24 August 2009

Year of the Hangover

I haven't seen the movie Kids since college when it was first released. Still haven't seent it since, but I remember the last line of the film. It's always resonated with me.

After the scenes of skateboarding teens, of awkward latchkey survival, of late-night hideaways and social explorations, of drunken drug-crazed basements of iniquity, of lonely boys wailing in bathtubs and perky girls squealing like adults, of cock-slappingly snuff-induced violations of AIDS-infested statutory pedophilic fun, our infected adolescent serial cherry-popping antihero shakes his hazy head on the morning after and mutters:

"Jesus Christ, what happened?"

Welcome to 2009.
After last year's self-aggrandizing vacation, the wheel of fortune hath spun another turn and now demands remittance. This isn't to say that progress hasn't been made or joy not achieved, but in light of last year the price has increased exponentially.
2009 has become the Year of the Hangover.
Not literally.
But you know the feeling.
I won't bore you with specifics or mealy-mouthed self-pity, but it's kinda, sorta like this:
As you set to scale a prodigious rock formation, you dream of the challenge, the bite of stone cutting your ankles and the numb callus that will soon become your hands, all made with gusto just to claim the jutting apex of the mountain for yourself, the champion taste of mineral saline ringing your lips and searing the scrapes on exposed skin when, without warning, the elevated climb cuts short, abrupt and violently placid, s,ooth and expansive, planar and monotonous, your marathon-stride muscles downshift unexpectedly to victory lap as you crawl upon the top of the plateau, its still oxygen-rich air filling your lungs with crestfallen awe as you stare at the towering peaks around you, proud and respectable, iconic and taunting, still a distant desire, leaving you behind on this plateau, this stable and routine plateau, its tabletop stretching on an on into an unrugged, dependable, predictable, no-nonsense, self-maintained, milquetoast flatline.

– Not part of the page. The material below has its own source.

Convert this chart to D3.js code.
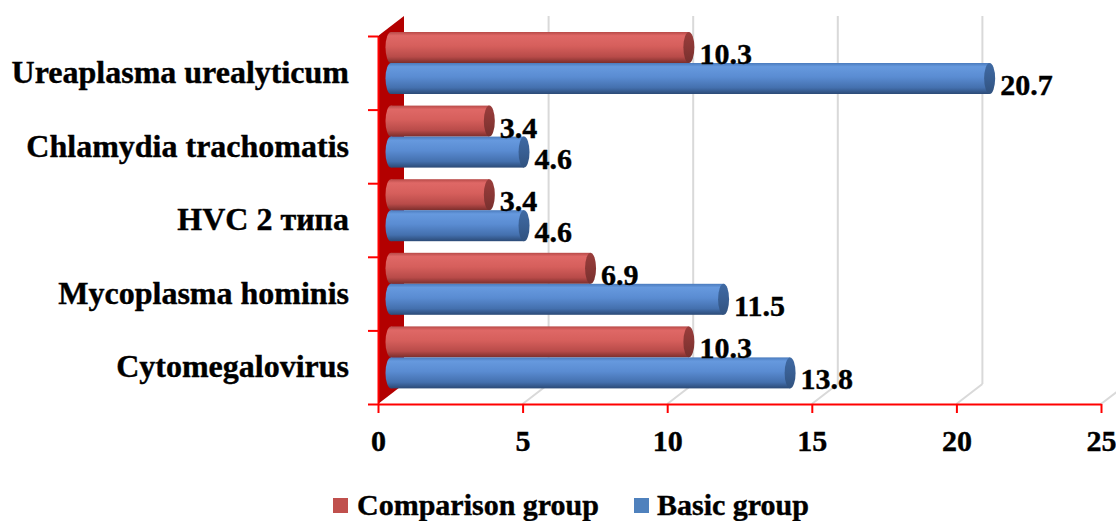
<!DOCTYPE html>
<html>
<head>
<meta charset="utf-8">
<script src="https://cdn.jsdelivr.net/npm/d3@7/dist/d3.min.js"></script>
<style>
  html, body { margin: 0; padding: 0; background: #ffffff; }
  svg { display: block; }
  text { font-family: "Liberation Serif", "Times New Roman", serif; font-weight: bold; fill: #000; }
</style>
</head>
<body>
<svg id="chart" width="1116" height="521"></svg>
<script>
// Infection categories, listed top to bottom
const categories = [
  "Ureaplasma urealyticum",
  "Chlamydia trachomatis",
  "HVC 2 типа",
  "Mycoplasma hominis",
  "Cytomegalovirus"
];
const seriesNames = ["Comparison group", "Basic group"];
const comparisonValues = [10.3, 3.4, 3.4, 6.9, 10.3];
const basicValues = [20.7, 4.6, 4.6, 11.5, 13.8];
const xTickValues = [0, 5, 10, 15, 20, 25];

const svg = d3.select("#chart");

// Front plane of the 3-D plot box, plus the depth offset of the back wall
const front = { left: 378, right: 1101, top: 36, bottom: 404 };
const depth = { dx: 26, dy: -20 };
const mid = { dx: depth.dx / 2, dy: depth.dy / 2 };

const x = d3.scaleLinear().domain([0, 25]).range([front.left, front.right]);
const y = d3.scaleBand().domain(categories).range([front.top, front.bottom]).padding(0);
const inner = d3.scaleBand().domain(seriesNames).range([6, y.bandwidth() - 5.6]).padding(0);

const colors = {
  "Comparison group": { legend: "#c0504d", cap: "#8a3735", stops: ["#b84a48", "#df6866", "#d65f5c", "#b84b49", "#7c2e2c"] },
  "Basic group":      { legend: "#4f81bd", cap: "#395f93", stops: ["#4a7bbd", "#6699de", "#5a8cd2", "#4470ae", "#2b4a76"] }
};

const defs = svg.append("defs");
seriesNames.forEach((s, i) => {
  const g = defs.append("linearGradient")
    .attr("id", "body" + i).attr("x1", 0).attr("y1", 0).attr("x2", 0).attr("y2", 1);
  const offs = [0, 0.12, 0.45, 0.8, 1];
  colors[s].stops.forEach((c, k) => g.append("stop").attr("offset", offs[k]).attr("stop-color", c));
  const cg = defs.append("linearGradient")
    .attr("id", "cap" + i).attr("x1", 0).attr("y1", 0).attr("x2", 0).attr("y2", 1);
  cg.append("stop").attr("offset", 0).attr("stop-color", d3.color(colors[s].cap).brighter(0.3));
  cg.append("stop").attr("offset", 0.5).attr("stop-color", colors[s].cap);
  cg.append("stop").attr("offset", 1).attr("stop-color", d3.color(colors[s].cap).darker(0.4));
});

// Back wall gridlines and floor lines
const grid = svg.append("g").attr("stroke", "#d9d9d9").attr("stroke-width", 2).attr("fill", "none");
xTickValues.filter(v => v > 0).forEach(v => {
  grid.append("line")
    .attr("x1", x(v) + depth.dx).attr("x2", x(v) + depth.dx)
    .attr("y1", front.top + depth.dy).attr("y2", front.bottom + depth.dy);
  grid.append("line")
    .attr("x1", x(v)).attr("y1", front.bottom)
    .attr("x2", x(v) + depth.dx).attr("y2", front.bottom + depth.dy);
});

// Side wall
svg.append("polygon")
  .attr("points", [
    [front.left, front.top],
    [front.left + depth.dx, front.top + depth.dy],
    [front.left + depth.dx, front.bottom + depth.dy],
    [front.left, front.bottom]
  ].map(p => p.join(",")).join(" "))
  .attr("fill", "#b30000");

// Cylinder bars
const rx = 5.5;
const rows = categories.map((c, i) => ({
  category: c,
  values: [
    { series: seriesNames[0], value: comparisonValues[i], idx: 0 },
    { series: seriesNames[1], value: basicValues[i], idx: 1 }
  ]
}));

const barLayer = svg.append("g");
rows.forEach(r => {
  r.values.forEach(d => {
    const x0 = x(0) + mid.dx;
    const x1 = x(d.value) + mid.dx;
    const top = y(r.category) + inner(d.series) + mid.dy;
    const h = inner.bandwidth();
    const g = barLayer.append("g");
    g.append("ellipse")
      .attr("cx", x0).attr("cy", top + h / 2).attr("rx", rx).attr("ry", h / 2)
      .attr("fill", `url(#body${d.idx})`);
    g.append("rect")
      .attr("x", x0).attr("y", top).attr("width", x1 - x0).attr("height", h)
      .attr("fill", `url(#body${d.idx})`);
    g.append("ellipse")
      .attr("cx", x1).attr("cy", top + h / 2).attr("rx", rx).attr("ry", h / 2)
      .attr("fill", `url(#cap${d.idx})`);
  });
});

// Value labels
const labelLayer = svg.append("g").attr("font-size", 30);
rows.forEach(r => {
  r.values.forEach(d => {
    const top = y(r.category) + inner(d.series) + mid.dy;
    labelLayer.append("text")
      .attr("x", x(d.value) + mid.dx + rx + 5)
      .attr("y", top + inner.bandwidth() + 1)
      .attr("stroke", "#000").attr("stroke-width", 0.4)
      .text(d3.format(".1f")(d.value));
  });
});

// X axis (front plane)
const xAxis = svg.append("g")
  .attr("transform", `translate(0,${front.bottom})`)
  .call(d3.axisBottom(x).tickValues(xTickValues).tickFormat(d3.format("d"))
    .tickSizeInner(9).tickSizeOuter(0).tickPadding(17));
xAxis.select(".domain").attr("stroke", "#ff0000").attr("stroke-width", 2);
xAxis.selectAll(".tick line").attr("stroke", "#ff0000").attr("stroke-width", 2);
xAxis.selectAll(".tick text")
  .attr("font-size", 30).attr("font-family", null).attr("fill", "#000")
  .attr("stroke", "#000").attr("stroke-width", 0.4);

// Y axis line with tick marks at category boundaries
const yEdges = d3.scaleLinear().domain([0, categories.length]).range([front.bottom, front.top]);
const yAxis = svg.append("g")
  .attr("transform", `translate(${front.left},0)`)
  .call(d3.axisLeft(yEdges).tickValues(d3.range(categories.length + 1)).tickFormat("")
    .tickSizeInner(10).tickSizeOuter(0));
yAxis.select(".domain").attr("stroke", "#ff0000").attr("stroke-width", 2);
yAxis.selectAll(".tick line").attr("stroke", "#ff0000").attr("stroke-width", 2);

// Category labels
const yLabels = svg.append("g")
  .attr("transform", `translate(${front.left},0)`)
  .call(d3.axisLeft(y).tickSize(0).tickPadding(29));
yLabels.select(".domain").remove();
yLabels.selectAll(".tick text")
  .attr("font-size", 32).attr("font-family", null).attr("fill", "#000")
  .attr("stroke", "#000").attr("stroke-width", 0.4);

// Legend
const legend = svg.append("g").attr("font-size", 30);
const legendItems = [
  { name: seriesNames[0], sx: 333, tx: 357 },
  { name: seriesNames[1], sx: 634, tx: 657 }
];
legendItems.forEach(it => {
  legend.append("rect")
    .attr("x", it.sx).attr("y", 498).attr("width", 15).attr("height", 15)
    .attr("fill", colors[it.name].legend);
  legend.append("text").attr("x", it.tx).attr("y", 515)
    .attr("stroke", "#000").attr("stroke-width", 0.4)
    .text(it.name);
});
</script>
</body>
</html>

Perhaps this is a good thing.
It certainly isn't bad.
But I want MOAR.
The sky's the limit.
But the road stopped rising to meet me.
And I grow weary of waiting.
Ow, my fucking head hurts.

I had a year like this in high school: 1994. Many bittersweet memories. Had lost some weight and took the only school picture I've ever been proud of. But my grades were the worst that year. Got chosen for my first mainstage play, but I had no lines and died in the first scene. My grandmother died that year to bone cancer and her brother, my great-uncle, died months later. Both were fixtures in my childhood. Threw off everything I knew about myself. I remember drawing labyrinthine sketches with signs for the next year above every way out.

So, on the plus side, I'm so geared up for 2010. It's gonna be a year of opportunity.